═════ DATA TO PROCESS ═════

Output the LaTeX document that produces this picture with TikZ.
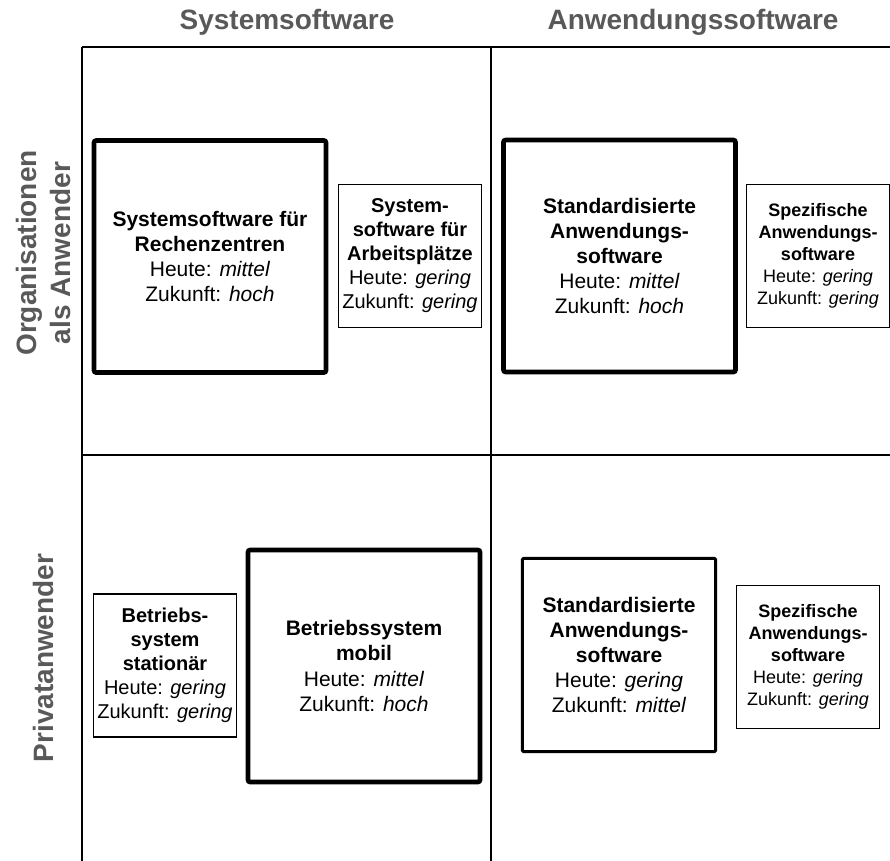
\documentclass[tikz,border=0pt]{standalone}
\usepackage{fontspec}
\setmainfont{Liberation Sans}
\usepackage{tikz}
\usepackage{xcolor}
\usetikzlibrary{positioning}
\definecolor{cHead}{RGB}{89,89,89}
\tikzset{
	bigbox/.style  ={rectangle, draw=black, line width=3.4pt, rounded corners=1.5pt, minimum width=174pt, minimum height=174pt, align=center, inner sep=2pt, font=\fontsize{15.75}{18.9}\selectfont},
	midbox/.style  ={rectangle, draw=black, line width=2.2pt, rounded corners=1pt, minimum width=145pt, minimum height=145pt, align=center, inner sep=2pt, font=\fontsize{15.75}{18.9}\selectfont},
	smallbox/.style={rectangle, draw=black, line width=1.1pt, minimum width=107pt, minimum height=107pt, align=center, inner sep=1pt, font=\fontsize{15}{18}\selectfont},
	tinybox/.style ={rectangle, draw=black, line width=1.1pt, minimum width=107pt, minimum height=107pt, align=center, inner sep=1pt, font=\fontsize{13.5}{16.5}\selectfont},
	axislbl/.style ={text=cHead, align=center, font=\fontsize{21}{25.5}\selectfont\bfseries},
	gridline/.style={draw=black, line width=1.1pt},
}
\begin{document}
\begin{tikzpicture}[x=0.75pt, y=-0.75pt]
	\useasboundingbox (0,0) rectangle (890,861);
	% grid
	\draw[gridline, line width=1.5pt] (82,47) -- (890,47);
	\draw[gridline, line width=1.9pt] (82,455) -- (890,455);
	\draw[gridline] (82,47) -- (82,861);
	\draw[gridline] (491,47) -- (491,861);
	% axis labels
	\node[axislbl] (colsys) at (287,22) {Systemsoftware};
	\node[axislbl] (colanw) at (693,22) {Anwendungssoftware};
	\node[axislbl, rotate=90] (roworg) at (43,253) {Organisationen\\als Anwender};
	\node[axislbl, rotate=90] (rowpriv) at (43,658) {Privatanwender};
	% Organisationen
	\node[bigbox] (sysrz) at (210,256.5) {\textbf{Systemsoftware für}\\\textbf{Rechenzentren}\\Heute: \textit{mittel}\\Zukunft: \textit{hoch}};
	\node[smallbox] (sysap) at (410,256) {\textbf{System-}\\\textbf{software für}\\\textbf{Arbeitsplätze}\\Heute: \textit{gering}\\Zukunft: \textit{gering}};
	\node[bigbox] (stdorg) at (619.5,256) {\textbf{Standardisierte}\\\textbf{Anwendungs-}\\\textbf{software}\\Heute: \textit{mittel}\\Zukunft: \textit{hoch}};
	\node[tinybox] (spezorg) at (818,256) {\textbf{Spezifische}\\\textbf{Anwendungs-}\\\textbf{software}\\Heute: \textit{gering}\\Zukunft: \textit{gering}};
	% Privatanwender
	\node[smallbox] (bsstat) at (165,665.5) {\textbf{Betriebs-}\\\textbf{system}\\\textbf{stationär}\\Heute: \textit{gering}\\Zukunft: \textit{gering}};
	\node[bigbox] (bsmob) at (364,666) {\textbf{Betriebssystem}\\\textbf{mobil}\\Heute: \textit{mittel}\\Zukunft: \textit{hoch}};
	\node[midbox] (stdpriv) at (619,655) {\textbf{Standardisierte}\\\textbf{Anwendungs-}\\\textbf{software}\\Heute: \textit{gering}\\Zukunft: \textit{mittel}};
	\node[tinybox] (spezpriv) at (808,657) {\textbf{Spezifische}\\\textbf{Anwendungs-}\\\textbf{software}\\Heute: \textit{gering}\\Zukunft: \textit{gering}};
\end{tikzpicture}
\end{document}
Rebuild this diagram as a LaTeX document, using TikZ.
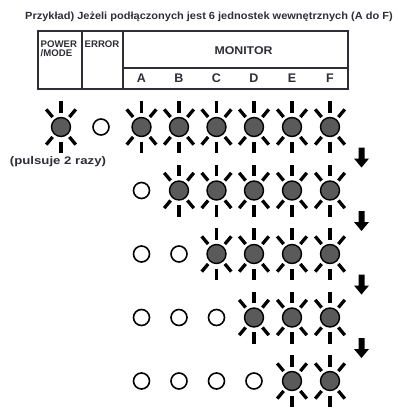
\documentclass[tikz,border=0pt]{standalone}
\usepackage{fontspec}
\setmainfont{Liberation Sans}
\definecolor{ink}{HTML}{2E2E36}
\definecolor{ledfill}{HTML}{5A5A5A}
\begin{document}
\begin{tikzpicture}[x=1pt,y=-1pt,
  txt/.style={inner sep=0pt,text=ink,font=\bfseries},
  ledon/.style={circle,draw=black,line width=1.4pt,fill=ledfill,minimum size=19pt,inner sep=0pt},
  ledoff/.style={circle,draw=black,line width=1.6pt,fill=white,minimum size=16pt,inner sep=0pt},
  ray/.style={line width=3.3pt,black},
  grid/.style={line width=1.4pt,draw=ink},
  darrow/.style={fill=black}]
\useasboundingbox (0,0) rectangle (398,410);
% title
\node[txt,anchor=west,font=\bfseries\fontsize{10.4}{11}\selectfont] (title) at (25,17)
  {\scalebox{1.06}[1]{Przykład) Jeżeli podłączonych jest 6 jednostek wewnętrznych (A do F)}};
% table
\draw[grid] (38,31) rectangle (348,89);
\draw[grid] (82,31) -- (82,89);
\draw[grid] (123,31) -- (123,89);
\draw[grid] (123,68) -- (348,68);
\node[txt,anchor=north west,align=left,font=\bfseries\fontsize{9.6}{8.8}\selectfont] (pm) at (40.5,40.5)
  {POWER\\/MODE};
\node[txt,anchor=north west,font=\bfseries\fontsize{9.6}{8.8}\selectfont] (err) at (84.5,40.5) {ERROR};
\node[txt,font=\bfseries\fontsize{11.2}{12}\selectfont] (mon) at (243.5,51) {\scalebox{1.1}[1]{MONITOR}};
\foreach \l/\x in {A/141.5,B/179,C/216.5,D/254,E/292,F/330}
  \node[txt,font=\bfseries\fontsize{12.5}{12}\selectfont] (h\l) at (\x,78.5) {\l};
% LEDs
\newcommand{\ledrays}[1]{%
  \foreach \a in {90,270} \draw[ray] (#1.center) ++(\a:14.5pt) -- ++(\a:11.5pt);
  \foreach \a in {50,130,230,310} \draw[ray] (#1.center) ++(\a:13pt) -- ++(\a:10pt);}
% row 1
\node[ledon] (pw) at (61,127) {}; \ledrays{pw}
\node[ledoff] (er) at (101,127) {};
\node[txt,font=\bfseries\fontsize{11}{12}\selectfont] (puls) at (58,162) {\scalebox{1.2}[1]{(pulsuje 2 razy)}};
\foreach \r/\y/\n in {1/127/0,2/190.5/1,3/254/2,4/317.5/3,5/381/4}{
  \foreach \c/\x [count=\i from 1] in {A/141.5,B/179,C/216.5,D/254,E/292,F/330}{
    \ifnum\i>\n
      \node[ledon] (l\r\c) at (\x,\y) {}; \ledrays{l\r\c}
    \else
      \node[ledoff] (l\r\c) at (\x,\y) {};
    \fi
  }
}
% arrows
\foreach \y in {158.5,222,285.5,349}
  \fill[darrow] (358.5,\y-11) -- (364.5,\y-11) -- (364.5,\y) -- (369,\y) -- (361.5,\y+9) -- (354,\y) -- (358.5,\y) -- cycle;
\end{tikzpicture}
\end{document}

═════

Restate each entry word for word, leaving out any pictures.

OUTPUT FOR THIS EXERCISE:
Output the LaTeX document that produces this picture with TikZ.
\documentclass[tikz,border=0pt]{standalone}
\usepackage{fontspec}
\setmainfont{Liberation Sans}
\usepackage{tikz}
\usepackage{xcolor}
\usetikzlibrary{positioning}
\definecolor{cHead}{RGB}{89,89,89}
\tikzset{
	bigbox/.style  ={rectangle, draw=black, line width=3.4pt, rounded corners=1.5pt, minimum width=174pt, minimum height=174pt, align=center, inner sep=2pt, font=\fontsize{15.75}{18.9}\selectfont},
	midbox/.style  ={rectangle, draw=black, line width=2.2pt, rounded corners=1pt, minimum width=145pt, minimum height=145pt, align=center, inner sep=2pt, font=\fontsize{15.75}{18.9}\selectfont},
	smallbox/.style={rectangle, draw=black, line width=1.1pt, minimum width=107pt, minimum height=107pt, align=center, inner sep=1pt, font=\fontsize{15}{18}\selectfont},
	tinybox/.style ={rectangle, draw=black, line width=1.1pt, minimum width=107pt, minimum height=107pt, align=center, inner sep=1pt, font=\fontsize{13.5}{16.5}\selectfont},
	axislbl/.style ={text=cHead, align=center, font=\fontsize{21}{25.5}\selectfont\bfseries},
	gridline/.style={draw=black, line width=1.1pt},
}
\begin{document}
\begin{tikzpicture}[x=0.75pt, y=-0.75pt]
	\useasboundingbox (0,0) rectangle (890,861);
	% grid
	\draw[gridline, line width=1.5pt] (82,47) -- (890,47);
	\draw[gridline, line width=1.9pt] (82,455) -- (890,455);
	\draw[gridline] (82,47) -- (82,861);
	\draw[gridline] (491,47) -- (491,861);
	% axis labels
	\node[axislbl] (colsys) at (287,22) {Systemsoftware};
	\node[axislbl] (colanw) at (693,22) {Anwendungssoftware};
	\node[axislbl, rotate=90] (roworg) at (43,253) {Organisationen\\als Anwender};
	\node[axislbl, rotate=90] (rowpriv) at (43,658) {Privatanwender};
	% Organisationen
	\node[bigbox] (sysrz) at (210,256.5) {\textbf{Systemsoftware für}\\\textbf{Rechenzentren}\\Heute: \textit{mittel}\\Zukunft: \textit{hoch}};
	\node[smallbox] (sysap) at (410,256) {\textbf{System-}\\\textbf{software für}\\\textbf{Arbeitsplätze}\\Heute: \textit{gering}\\Zukunft: \textit{gering}};
	\node[bigbox] (stdorg) at (619.5,256) {\textbf{Standardisierte}\\\textbf{Anwendungs-}\\\textbf{software}\\Heute: \textit{mittel}\\Zukunft: \textit{hoch}};
	\node[tinybox] (spezorg) at (818,256) {\textbf{Spezifische}\\\textbf{Anwendungs-}\\\textbf{software}\\Heute: \textit{gering}\\Zukunft: \textit{gering}};
	% Privatanwender
	\node[smallbox] (bsstat) at (165,665.5) {\textbf{Betriebs-}\\\textbf{system}\\\textbf{stationär}\\Heute: \textit{gering}\\Zukunft: \textit{gering}};
	\node[bigbox] (bsmob) at (364,666) {\textbf{Betriebssystem}\\\textbf{mobil}\\Heute: \textit{mittel}\\Zukunft: \textit{hoch}};
	\node[midbox] (stdpriv) at (619,655) {\textbf{Standardisierte}\\\textbf{Anwendungs-}\\\textbf{software}\\Heute: \textit{gering}\\Zukunft: \textit{mittel}};
	\node[tinybox] (spezpriv) at (808,657) {\textbf{Spezifische}\\\textbf{Anwendungs-}\\\textbf{software}\\Heute: \textit{gering}\\Zukunft: \textit{gering}};
\end{tikzpicture}
\end{document}
Rebuild this diagram as a LaTeX document, using TikZ.
\documentclass[tikz,border=0pt]{standalone}
\usepackage{fontspec}
\setmainfont{Liberation Sans}
\definecolor{ink}{HTML}{2E2E36}
\definecolor{ledfill}{HTML}{5A5A5A}
\begin{document}
\begin{tikzpicture}[x=1pt,y=-1pt,
  txt/.style={inner sep=0pt,text=ink,font=\bfseries},
  ledon/.style={circle,draw=black,line width=1.4pt,fill=ledfill,minimum size=19pt,inner sep=0pt},
  ledoff/.style={circle,draw=black,line width=1.6pt,fill=white,minimum size=16pt,inner sep=0pt},
  ray/.style={line width=3.3pt,black},
  grid/.style={line width=1.4pt,draw=ink},
  darrow/.style={fill=black}]
\useasboundingbox (0,0) rectangle (398,410);
% title
\node[txt,anchor=west,font=\bfseries\fontsize{10.4}{11}\selectfont] (title) at (25,17)
  {\scalebox{1.06}[1]{Przykład) Jeżeli podłączonych jest 6 jednostek wewnętrznych (A do F)}};
% table
\draw[grid] (38,31) rectangle (348,89);
\draw[grid] (82,31) -- (82,89);
\draw[grid] (123,31) -- (123,89);
\draw[grid] (123,68) -- (348,68);
\node[txt,anchor=north west,align=left,font=\bfseries\fontsize{9.6}{8.8}\selectfont] (pm) at (40.5,40.5)
  {POWER\\/MODE};
\node[txt,anchor=north west,font=\bfseries\fontsize{9.6}{8.8}\selectfont] (err) at (84.5,40.5) {ERROR};
\node[txt,font=\bfseries\fontsize{11.2}{12}\selectfont] (mon) at (243.5,51) {\scalebox{1.1}[1]{MONITOR}};
\foreach \l/\x in {A/141.5,B/179,C/216.5,D/254,E/292,F/330}
  \node[txt,font=\bfseries\fontsize{12.5}{12}\selectfont] (h\l) at (\x,78.5) {\l};
% LEDs
\newcommand{\ledrays}[1]{%
  \foreach \a in {90,270} \draw[ray] (#1.center) ++(\a:14.5pt) -- ++(\a:11.5pt);
  \foreach \a in {50,130,230,310} \draw[ray] (#1.center) ++(\a:13pt) -- ++(\a:10pt);}
% row 1
\node[ledon] (pw) at (61,127) {}; \ledrays{pw}
\node[ledoff] (er) at (101,127) {};
\node[txt,font=\bfseries\fontsize{11}{12}\selectfont] (puls) at (58,162) {\scalebox{1.2}[1]{(pulsuje 2 razy)}};
\foreach \r/\y/\n in {1/127/0,2/190.5/1,3/254/2,4/317.5/3,5/381/4}{
  \foreach \c/\x [count=\i from 1] in {A/141.5,B/179,C/216.5,D/254,E/292,F/330}{
    \ifnum\i>\n
      \node[ledon] (l\r\c) at (\x,\y) {}; \ledrays{l\r\c}
    \else
      \node[ledoff] (l\r\c) at (\x,\y) {};
    \fi
  }
}
% arrows
\foreach \y in {158.5,222,285.5,349}
  \fill[darrow] (358.5,\y-11) -- (364.5,\y-11) -- (364.5,\y) -- (369,\y) -- (361.5,\y+9) -- (354,\y) -- (358.5,\y) -- cycle;
\end{tikzpicture}
\end{document}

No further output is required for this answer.